There are currently 24 hours a week of cookery programmes on UK TV. If you are not watching Nigel Slater down on the farm then there is MasterChef: The Professionals or The Mary Berry Story or Nigella's Christmas Kitchen, to name but a few. Likewise, Christmas brings out all manner of culinary publications to stuff our bookshops, with about 100 books on food and wine released every year for the festive season. All the big names and  many more of the smaller fry are there - Ramsay, Stein, Leigh, D'Acampo etc. Not to mention those new guys and gals, like Tom Kerridge, that have had their first TV show in 2013. It seems that cooking credentials mean nothing anymore - one series of 'The Great British Bake Off' and the winner writes a cookbook on 'How to Avoid a Soggy Bottom'.
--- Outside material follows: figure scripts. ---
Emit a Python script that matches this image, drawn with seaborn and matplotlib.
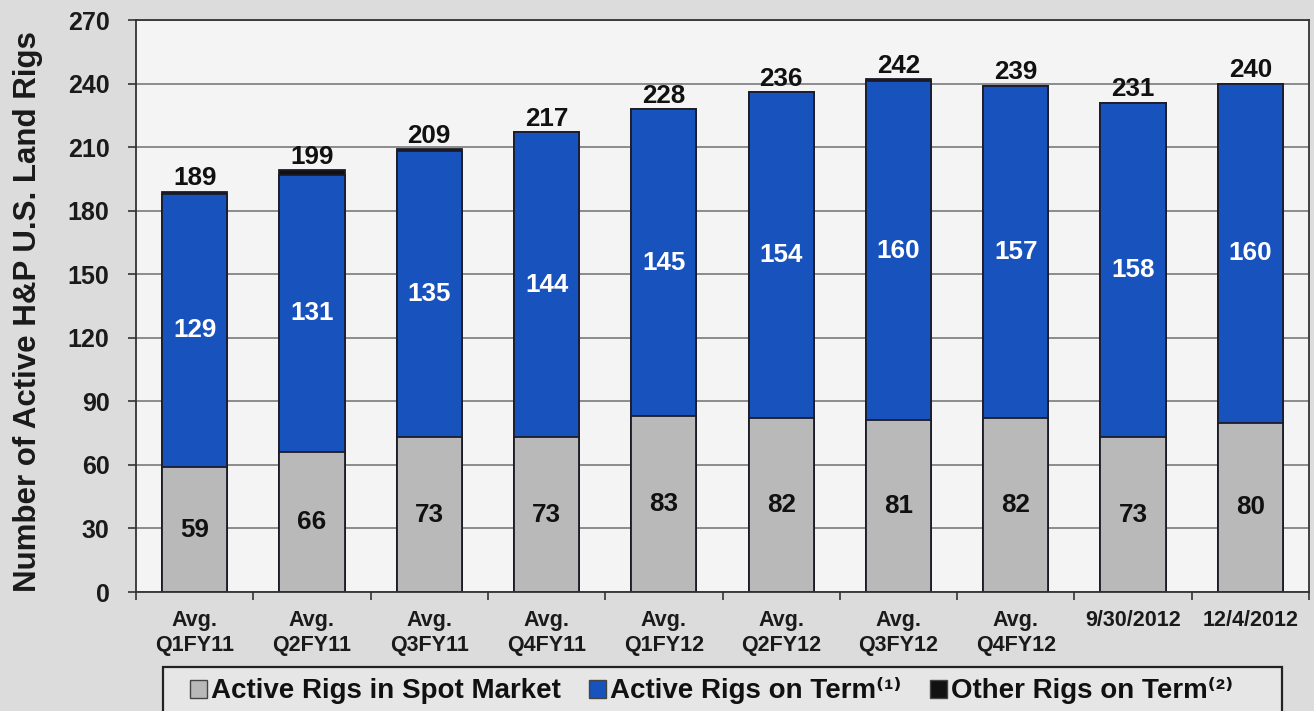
import numpy as np
import pandas as pd
import matplotlib
matplotlib.use("Agg")
import matplotlib.pyplot as plt
import seaborn as sns
from matplotlib.patches import Patch, Rectangle

# Active H&P U.S. land rigs by period
periods = ["Avg.\nQ1FY11", "Avg.\nQ2FY11", "Avg.\nQ3FY11", "Avg.\nQ4FY11",
           "Avg.\nQ1FY12", "Avg.\nQ2FY12", "Avg.\nQ3FY12", "Avg.\nQ4FY12",
           "9/30/2012", "12/4/2012"]
spot_rigs = [59, 66, 73, 73, 83, 82, 81, 82, 73, 80]
term_rigs = [129, 131, 135, 144, 145, 154, 160, 157, 158, 160]
other_term_rigs = [1, 2, 1, 0, 0, 0, 1, 0, 0, 0]
y_ticks = [0, 30, 60, 90, 120, 150, 180, 210, 240, 270]

legend_labels = ["Active Rigs in Spot Market",
                 "Active Rigs on Term\u207d\u00b9\u207e",
                 "Other Rigs on Term\u207d\u00b2\u207e"]

GRAY = "#b9b9b9"
BLUE = "#1752bd"
BLACK = "#111111"
EDGE = "#1c1c28"

sns.set_theme(style="white")
plt.rcParams["font.family"] = ["Liberation Sans", "DejaVu Sans"]
plt.rcParams["font.weight"] = "bold"

df = pd.DataFrame({"period": periods, "spot": spot_rigs,
                   "term": term_rigs, "other": other_term_rigs})
df["term_top"] = df["spot"] + df["term"]
df["total"] = df["term_top"] + df["other"]

W, H = 1314, 711
fig = plt.figure(figsize=(W / 100, H / 100), dpi=100, facecolor="#dcdcdc")
ax = fig.add_axes([136 / W, 1 - 592 / H, (1309 - 136) / W, (592 - 20) / H])
ax.set_facecolor("#f4f4f4")

bar_kw = dict(width=0.555, errorbar=None, saturation=1, edgecolor=EDGE,
              linewidth=1.3, ax=ax, order=periods)
# cumulative heights drawn back to front form the stack
sns.barplot(data=df, x="period", y="total", color=BLACK, **bar_kw)
sns.barplot(data=df, x="period", y="term_top", color=BLUE, **bar_kw)
sns.barplot(data=df, x="period", y="spot", color=GRAY, **bar_kw)

VAL_SIZE = 18.7
for i, row in df.iterrows():
    ax.text(i, row["total"] + 3.0, f"{row['total']}", ha="center", va="baseline",
            fontsize=VAL_SIZE, fontweight="bold", color="#111111")
    ax.text(i, row["spot"] + row["term"] / 2, f"{row['term']}", ha="center",
            va="center", fontsize=VAL_SIZE, fontweight="bold", color="white")
    ax.text(i, row["spot"] / 2, f"{row['spot']}", ha="center", va="center",
            fontsize=VAL_SIZE, fontweight="bold", color="#111111")

ax.set_ylim(0, 270)
ax.set_xlim(-0.5, len(periods) - 0.5)
ax.set_yticks(y_ticks)
ax.yaxis.grid(True, color="#6f6f6f", linewidth=1.1)
ax.set_axisbelow(True)
for s in ax.spines.values():
    s.set_color("#333333")
    s.set_linewidth(1.3)

ax.tick_params(axis="y", which="major", length=6, width=1.2, color="#333333",
               labelsize=18, pad=13, left=True)
ax.tick_params(axis="x", which="major", length=0, labelsize=15.5, pad=13)
ax.set_xticks(np.arange(-0.5, len(periods), 1.0), minor=True)
ax.tick_params(axis="x", which="minor", length=6, width=1.2, color="#333333",
               bottom=True)
for lbl in ax.get_xticklabels():
    lbl.set_linespacing(1.25)
for lbl in ax.get_xticklabels() + ax.get_yticklabels():
    lbl.set_fontweight("bold")
    lbl.set_color("#1a1a1a")

ax.set_xlabel("")
ax.set_ylabel("Number of Active H&P U.S. Land Rigs", fontsize=22.5,
              fontweight="bold", color="#1a1a1a")
ax.yaxis.set_label_coords((43 - 136) / 1173, 0.49)

# legend box spanning below the plot
fig.patches.append(Rectangle((163 / W, -0.05), (1282 - 163) / W, 0.05 + (711 - 667) / H,
                             transform=fig.transFigure, facecolor="#e6e6e6",
                             edgecolor="#222222", linewidth=1.6, zorder=0))
handles = [Patch(facecolor=GRAY, edgecolor="#444444", linewidth=1),
           Patch(facecolor=BLUE, edgecolor="#444444", linewidth=1),
           Patch(facecolor=BLACK, edgecolor="#444444", linewidth=1)]
leg = fig.legend(handles, legend_labels, ncol=3, loc="center left",
                 bbox_to_anchor=(190 / W, 1 - 691 / H),
                 frameon=False, prop={"size": 20, "weight": "bold"},
                 handlelength=0.62, handleheight=0.62, handletextpad=0.15,
                 columnspacing=1.0, borderpad=0, borderaxespad=0)
for t in leg.get_texts():
    t.set_color("#111111")

fig.savefig("out.png", dpi=100, facecolor=fig.get_facecolor())
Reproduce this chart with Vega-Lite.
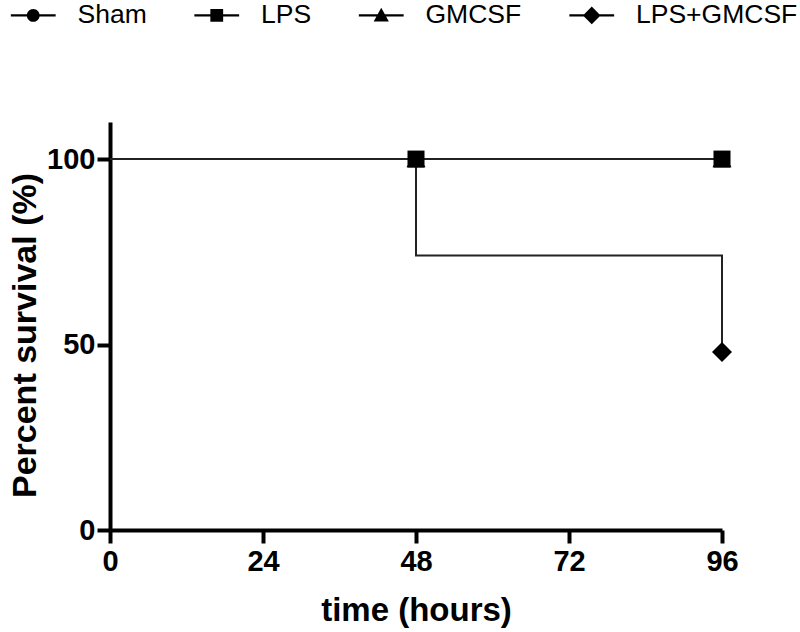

So it was with great interest that I read this week that chef Michel Roux Senior has said that today's cynical celebrity cooks are cashing in with terrible recipe books and too many TV shows. Roux Sr has shaped the nation's palate for more than 40 years with his recipes and dishes refined over time. His best selling cookbooks have guided  amateur and professional chefs towards haute cuisine. But he claims that in doing so, he has created a 'greedy monster'. He is reported as having said that only one in ten of the cookbooks published each year are good and that only 50% should be published at all. ''One in two are rubbish and not worth the paper they're printed on'', says Roux. He is said to be frustrated at the younger TV personality-chefs delivering books to tie in with their latest series and asks how a chef at only 35, even if his is good, can write a cookery book. Michel thinks he knows nothing at that age, He has no experience and likens it to writing an autobiography at the age of 30. The book can only be a collection of recipes he has seen in other books or ideas gained from other people, claims the master chef. How true that is, Michel!

Michel Roux Sr was in his 40s when he wrote his first book. Along with his brother Albert, he transformed British food when they opened Le Gavroche in London in 1967. It was the first UK restaurant to earn a Michelin star. Later, they opened The Waterside Inn, which has now had three Michelin stars for 27 years. The brothers brought classic French cooking to a broader market. Their arrival heralded the start of a food revolution in the UK. The restaurant empire is now split between Michel and Albert's sons, Alain and Michel Jr.

Michel Jr, Albert, Michel Sr and Alain
I read that Roux Sr complains that there are now too many cookery shows, books and get-rich-quick chefs and he thinks quality is suffering as a result. These chefs do not work on their recipes over time, often use ghost writers for their books, and have no creative control over the book's pictures and descriptions. But Michel concedes that while the boom in cookery shows has raised the profile of his profession, it's had drawbacks. People, he says, are not passionate about food and that young people are attracted by the TV shows and a wish to write cookbooks.

Michel Roux's words are a breath of fresh air, at a time when we are easily brainwashed into thinking that TV chefs are 'kitchen gods' to be worshipped on the box  for 24 hours a week, while their 'picture' books take up more and more of our already cluttered cooking space.